First a ringphone, now a crying baby

First a ringphone, now a crying baby


norman lebrecht

January 25, 2012

Conductors know what to do when a phone goes off in their concert. It’s called the Alan Gilbert gambit.

In Dayton, Ohio, they are used to ringing phones. But when a baby started cying in the flute solo of Debussy’s L’Apres-midi d’un faun, conductor Neal Gittelman had  enough.

Read on here.


  • I don’t mind parents with babies in concerts at all, but I agree that the only place for them is next to the aisle and close to an exit – just in case. Kids should listen just as long as they are able to stay focused to the music. I think the ushers can be of help and arrange “suitable” seats for those appearing to the concert with their children.

    I would like to see a post about the problems associated with hearing aids. It is many times the older patrons who don’t realize that their hearing aid is feeding back and ruining the concert to everyone else. In Finland we have induction loops in some halls to help people with hearing aids get the music wirelessly into their hearing aid, but apparently it’s not widespread in the US.

  • Rosana Martins says:

    People should realize that concert halls are most inappropriate to very small children, let alone babies and the administrations of the halls should forbid their entrance. Parents ought to foresee these possibilities and take the necessary measures to keep their babies at home.

  • Doug says:

    This is why most theatres have a policy “no children under the age of five.”
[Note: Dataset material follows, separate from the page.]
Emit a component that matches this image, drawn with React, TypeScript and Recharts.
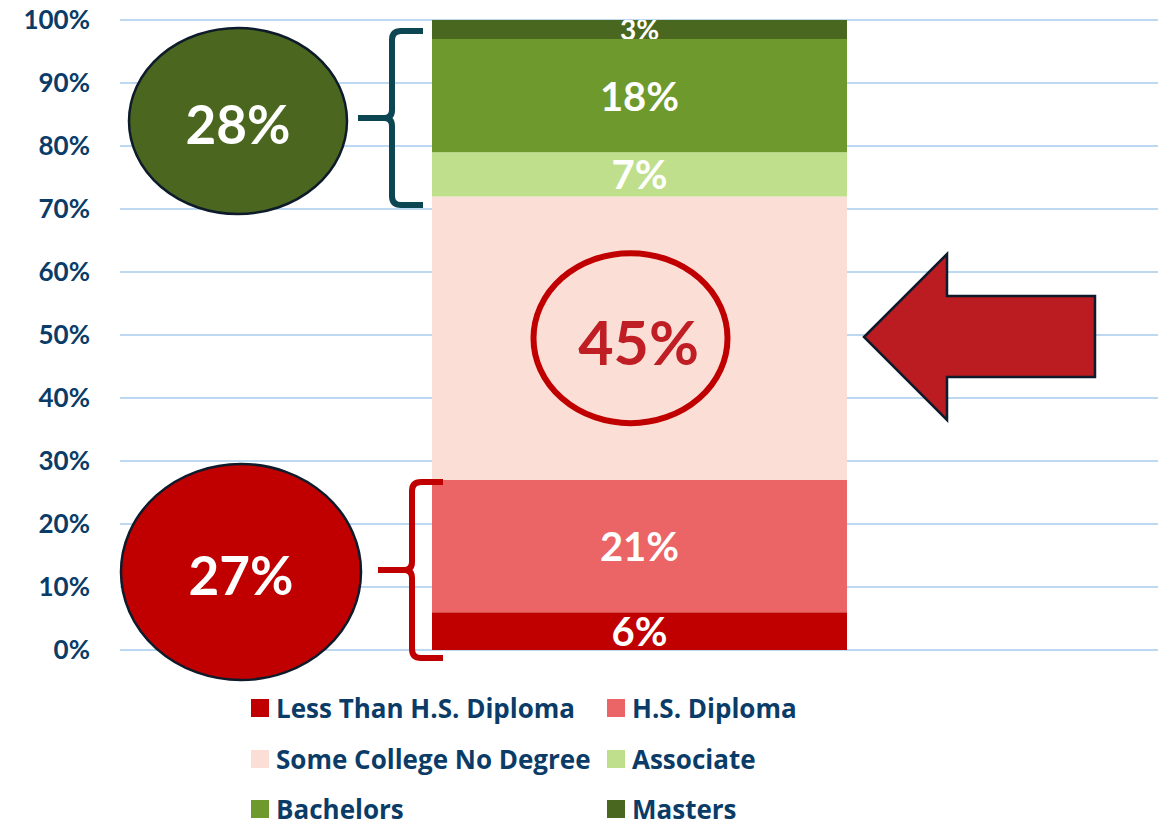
import React from "react";
import {
  BarChart,
  Bar,
  XAxis,
  YAxis,
  CartesianGrid,
  Legend,
  LabelList,
} from "recharts";

const CATEGORIES = ["Education"];
const SERIES_KEYS = ["less", "hs", "some", "assoc", "bach", "masters"];
const SERIES_NAMES = [
  "Less Than H.S. Diploma",
  "H.S. Diploma",
  "Some College No Degree",
  "Associate",
  "Bachelors",
  "Masters",
];
const VALUES = [6, 21, 45, 7, 18, 3];
const Y_TICKS = [0, 10, 20, 30, 40, 50, 60, 70, 80, 90, 100];
const GROUP_LABELS = ["28%", "27%"];

const COLORS = ["#C00000", "#EB6566", "#FBDED5", "#C0DF8D", "#6E9A2D", "#4A671F"];
const TEXT_BLUE = "#0B3C68";
const FONT = "Lato, 'Open Sans', sans-serif";
const LEGEND_FONT = "'Open Sans', Lato, sans-serif";

const chartData = CATEGORIES.map((name) => {
  const row: Record<string, any> = { name };
  SERIES_KEYS.forEach((k, i) => (row[k] = VALUES[i]));
  return row;
});

function box(props: any) {
  const vb = props.viewBox || {};
  return {
    x: Number(props.x ?? vb.x),
    y: Number(props.y ?? vb.y),
    w: Number(props.width ?? vb.width),
    h: Number(props.height ?? vb.height),
  };
}

const makeLabel = (key: string, fontSize = 40) => (props: any) => {
  const { x, y, w, h } = box(props);
  const id = `clip-${key}`;
  return (
    <g>
      <defs>
        <clipPath id={id}>
          <rect x={x} y={y} width={w} height={h} />
        </clipPath>
      </defs>
      <text
        x={x + w / 2}
        y={y + h / 2}
        clipPath={`url(#${id})`}
        textAnchor="middle"
        dominantBaseline="central"
        fill="#FFFFFF"
        fontFamily={FONT}
        fontWeight={700}
        fontSize={fontSize}
      >
        {`${props.value}%`}
      </text>
    </g>
  );
};

// the 45% segment gets the circled red label
const circledLabel = (props: any) => {
  const { x, y, w, h } = box(props);
  const cx = x + w / 2;
  const cy = y + h / 2;
  return (
    <g>
      <ellipse cx={cx - 9} cy={cy} rx={97} ry={85} fill="none" stroke="#C00000" strokeWidth={6} />
      <text
        x={cx - 1}
        y={cy + 3}
        textAnchor="middle"
        dominantBaseline="central"
        fill="#BE1E24"
        fontFamily={FONT}
        fontWeight={700}
        fontSize={61}
      >
        {`${props.value}%`}
      </text>
    </g>
  );
};

const LegendGrid = () => (
  <div style={{ position: "relative", width: 1166, height: 178, fontFamily: LEGEND_FONT }}>
    {SERIES_NAMES.map((name, i) => {
      const col = i % 2;
      const row = Math.floor(i / 2);
      return (
        <div
          key={name}
          style={{
            position: "absolute",
            left: col === 0 ? 251 : 607,
            top: 45 + row * 50.5,
            height: 26,
            display: "flex",
            alignItems: "center",
            whiteSpace: "nowrap",
          }}
        >
          <span style={{ width: 18, height: 18, background: COLORS[i], marginRight: 7 }} />
          <span style={{ color: TEXT_BLUE, fontWeight: 700, fontSize: 26, lineHeight: "26px" }}>{name}</span>
        </div>
      );
    })}
  </div>
);

const Annotations = () => (
  <svg
    width={1166}
    height={828}
    style={{ position: "absolute", left: 0, top: 0, pointerEvents: "none" }}
  >
    <path
      d="M 423 31 H 401 Q 392 31 392 40 V 110 Q 392 118 384 118 H 358 M 384 118 Q 392 118 392 126 V 196 Q 392 205 401 205 H 423"
      fill="none"
      stroke="#0C4652"
      strokeWidth={6}
    />
    <ellipse cx={238} cy={121} rx={109} ry={93} fill="#4A661F" stroke="#0D1B2A" strokeWidth={2.5} />
    <text x={238} y={123} textAnchor="middle" dominantBaseline="central" fill="#FFFFFF" fontFamily={FONT} fontWeight={700} fontSize={53}>
      {GROUP_LABELS[0]}
    </text>
    <path
      d="M 443 482 H 421 Q 412 482 412 491 V 562 Q 412 570 404 570 H 378 M 404 570 Q 412 570 412 578 V 649 Q 412 658 421 658 H 443"
      fill="none"
      stroke="#C00000"
      strokeWidth={6}
    />
    <ellipse cx={241} cy={572} rx={120} ry={108} fill="#C00000" stroke="#0D1B2A" strokeWidth={2.5} />
    <text x={241} y={574} textAnchor="middle" dominantBaseline="central" fill="#FFFFFF" fontFamily={FONT} fontWeight={700} fontSize={53}>
      {GROUP_LABELS[1]}
    </text>
    <polygon
      points="864,337 947,254 947,296 1095,296 1095,377 947,377 947,420"
      fill="#BA1C21"
      stroke="#0F1A2B"
      strokeWidth={2.5}
    />
  </svg>
);

export default function App() {
  return (
    <div style={{ position: "absolute", left: 0, top: 0, width: 1166, height: 828, background: "#fff" }}>
      <BarChart
        width={1166}
        height={828}
        data={chartData}
        margin={{ top: 20, right: 8, bottom: 0, left: 0 }}
      >
        <CartesianGrid vertical={false} stroke="#BDD9F2" strokeWidth={2} />
        <XAxis dataKey="name" hide />
        <YAxis
          width={120}
          domain={[0, 100]}
          ticks={Y_TICKS}
          interval={0}
          axisLine={false}
          tickLine={false}
          tickMargin={24}
          tickFormatter={(v: number) => `${v}%`}
          tick={{ fill: TEXT_BLUE, fontFamily: FONT, fontWeight: 700, fontSize: 26 }}
        />
        <Legend
          verticalAlign="bottom"
          align="left"
          height={178}
          content={() => <LegendGrid />}
        />
        {SERIES_KEYS.map((key, i) => (
          <Bar
            key={key}
            dataKey={key}
            name={SERIES_NAMES[i]}
            stackId="a"
            fill={COLORS[i]}
            barSize={415}
            isAnimationActive={false}
          >
            <LabelList
              dataKey={key}
              content={
                key === "some"
                  ? circledLabel
                  : makeLabel(key, key === "masters" ? 28 : 40)
              }
            />
          </Bar>
        ))}
      </BarChart>
      <Annotations />
    </div>
  );
}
    That’s a no-brainer, as they say.

    • Rosana Martins says:

      Unfortunately, the theatres in Brazil allow babies and small children. Many concerts are disturbed by the crying of babies!

  • Brian says:

    I am a conductor, although not nearly as renowned as Mssrs. Gilbert and Gittelman. I have had to suffer through cell phones, coughs at just the wrong moment, hearing aids, and yes–even babies (once it was my own–she was promptly removed). I challenge our eminent conductors to try some other venues such as county fairgrounds and the all-time favorite: the high school gymnasium. How many musicians, growing up, have had to suffer the fate of audiences who still that they’re still at a tractor pull or a basketball game? Many people just don’t shut up. This is a statement on how many in our audiences never learned concert etiquette. As evidenced in America’s heartland, it’s only going to get worse.

  • Janey says:

    I’m sympathetic to wanting to see a concert, but why, oh why, bring a baby? And why not leave immediately when there’s the first sight of problems?

    Excellent point by Brian above about other venues and an overall lack of etiquette. I’m convinced that many people act as if they’re at home watching a concert on tv or at a pop concert.

    Ironically, if classical music is successful at bringing in new audiences, this issue will get worse before it gets better.

  • Barry says:

    Several years ago, when the ROH was closed, I was amazed to see two young children at the RAH performance of Gotterdammerung.They looked about ten years old and seemed enthralled.

    Not exactly babies, and probably not typical, but interesting nonetheless.

  • Ziggy says:

    The last decade has been noticeable for ‘at home’ audience behaviour in the Gallery from day visitors during the Proms. It’s now common for them to keep their smartphones on, talk, read newspapers, and eat. Objections to such behaviour are seen as slightly odd. However, most people who attend with small children are very aware of audience etiquette – though we sought help from a Redcoat when a beachball was once produced for child diversion. Attempts to point out this was not acceptable were met with hostility from the parents. Fortunately, they left at the interval.

  • Stefan says:

    Ziggy – haven’t we come full circle, in a way? The kind of behaviour you describe (talking, eating, reading newspapers, etc.) – was it not once common in opera houses and concert halls, in centuries past?